One nice bonus was that Juab County — which had reported only have three ballots outstanding — actually ended up reporting more than 600 Friday evening, most of them going to Love and lopping 380 from McAdams' lead.
More importantly for Love, she actually picked up 566 votes over McAdams in Salt Lake County, which had consistently trending in his favor. I wrote earlier that, unless the trajectory changes dramatically, we would probably be able to call the race for McAdams. Well, that is a pretty dramatic change, so, setting my earlier prediction aside, we’ll wait and see what the next dump yields Tuesday.
Here’s where the race stands after Friday’s updates: With 25,046 new votes counted, there are about 151,000 still outstanding in the four counties that make up the 4th District.
Salt Lake County: 78,398
Utah County: 72,538
Juab County: Who knows? Let’s say 3, I guess?
Sanpete County: 560
Notable about this is that there are about 35,000 provisional ballots — more than half in Utah County — and will take some time to be verified and tabulated.
We don’t know for sure how many are in the 4th District, but you can get an idea based on historic results, where 56 percent of the voters in Salt Lake County are in the 4th District; 17 percent of Utah County voters; 46 percent of Sanpete; and 89 percent of Juab. Applying those same proportions let’s us estimate that the following numbers of 4th District ballots to be counted:
Salt Lake County: 43,903
Utah County: 12,330
Love’s performance Friday in Salt Lake County was a boon. Here’s how each candidate has performed in the respective counties thus far:
Salt Lake County: Love 45.33% — McAdams 54.67%
Utah County: Love 73.98% — McAdams 26.02%
Juab County: Love 79.23% — McAdams 20.77%
Sanpete County: Love 77.71% — McAdams 22.29%
Note that Love got up over 45 percent in Salt Lake County with her strong showing Friday. If she is going to pull this out, she has got to stay in the 45+ territory.

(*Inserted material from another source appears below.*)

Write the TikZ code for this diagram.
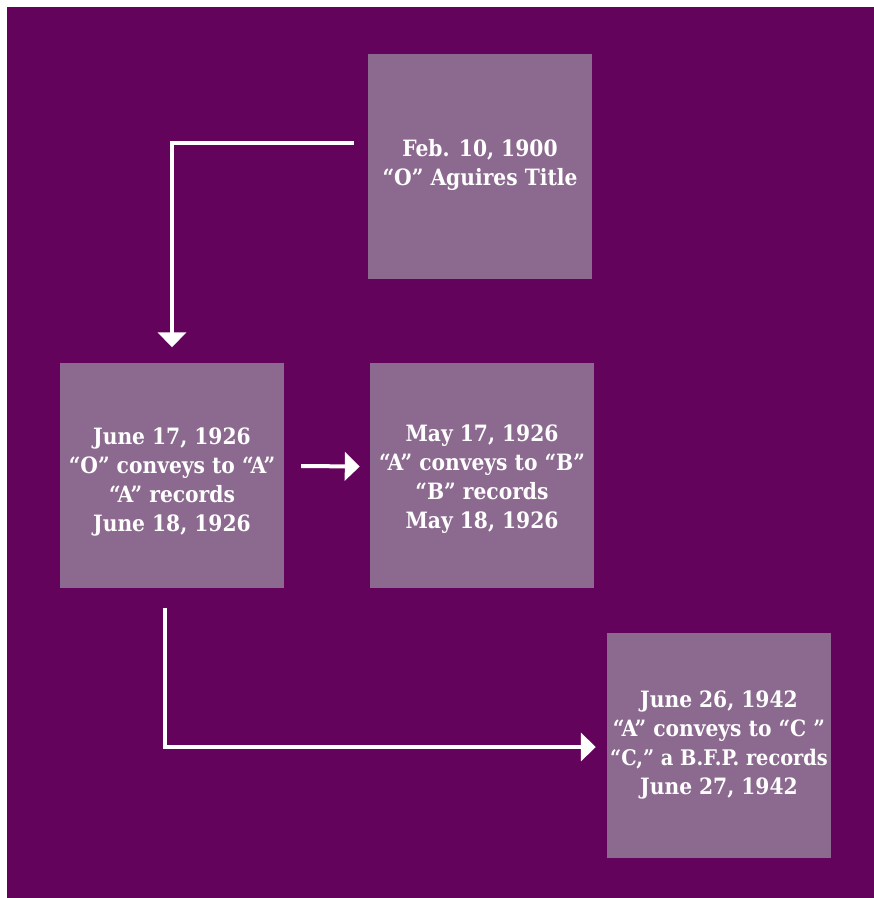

Assuming those percentages remain where they are (and we have seen that they can move some) here is how we would expect those remaining votes in each county to break down:
Salt Lake County: Love 19,903 — McAdams 24,000
Utah County: Love 9,122 — McAdams 3,208
Juab County: Love 2 — McAdams 1
Sanpete County: Love 200 — McAdams 57
Total that up and we project Love would gain 29,227 votes while McAdams would gain 27,266, so we would expect Love to cut 1,961 votes off of McAdams 4,906-vote lead — meaning he would be projected to finish with a 2,945-vote victory.
But we’ve seen that margin slipping, down from as many as 7,100 on Wednesday.
And here’s the really interesting question: What if Love’s surprisingly strong showing in Salt Lake County on Friday is not an anomaly and, in fact, is how the rest of the Salt Lake County votes come in? If she keeps getting 54 percent of the remaining votes in Salt Lake County, she would actually be projected to win by 3,083 votes.
Could she really turn the results around in Salt Lake County that dramatically? Seems unlikely, but we don’t know yet. We also still have no idea how many of the nearly 35,000 provisional ballots will count and we have no past performance to inform us how those same-day registrants will vote.
So we’ll see you back here Tuesday when we find out what the next bunch of data tells us.
Correction: An earlier version misstated the number of ballots remaining in Salt Lake and Utah counties and, as a result, the number of votes each candidate would be expected to receive. The story has been updated with the correct figures.